I tried to thin the texture out by having one instrument, and also by not having all the choral voices singing all the time. I wanted to create space around the poem fragments. I hoped that this would intensify the sensitivity and bring the listener in. I don’t want lush sounds that make the audience sit back – I want them to be drawn in and taken somewhere. The texture also allows us to hear the words more, and the words lead the work.
Is the piece a musical portrait of Thomas?
I like to think that it is. He was clearly at times despondent and even suicidal, and for him walking was a way of escaping his depression. If you’re trying to portray that, it’s going to be quite intense, and I’ve tried to be that in the piece. There’s a closing in within each movement, and by the fifth one you’re almost hovering above yourself.

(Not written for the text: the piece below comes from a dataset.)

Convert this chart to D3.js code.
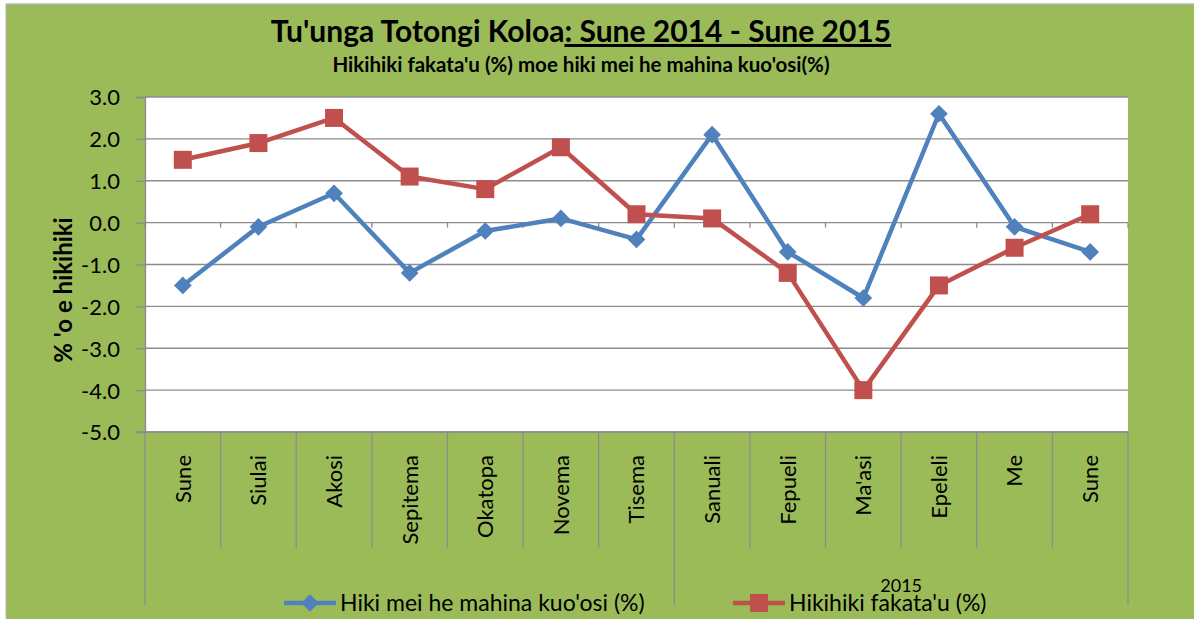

But it’s also a portrait of anyone communing with their memories.
One place where the text is very biographical is near the end of the fourth movement, where a bass soloist sings “Coo-ee!” several times. This is what Thomas and his wife called out to each other in greeting whenever he was approaching their house. But he did the same thing on the day he left home to go to the war in France – so this was the last word his wife ever heard him speak.
Is the piece in some way also a commemorative work about the first world war?
I was very aware of that, as we’ve been hearing a lot about World War I the past few years. It is a kind of elegy for that, but not too specifically.
How do you suggest that listeners approach the piece when hearing it for the first time?
With Thomas’s poetry people talk about an “intensity of seeing”. I wanted to translate that into an intensity of listening. The work is melancholy, but I tried to draw the listener in to the meaning of the words. I saw my job as being to colour in the poetry and provide as much nuance as possible.
I’m asking the audience in the silences and thin bits to think about the lines they’ve just heard. They’re not on a jet flight, but on an amble, with places you can sit and reflect.
When I finished the work, I thought, “It may not be an immediate crowd-pleaser, but I hope it might be moving.”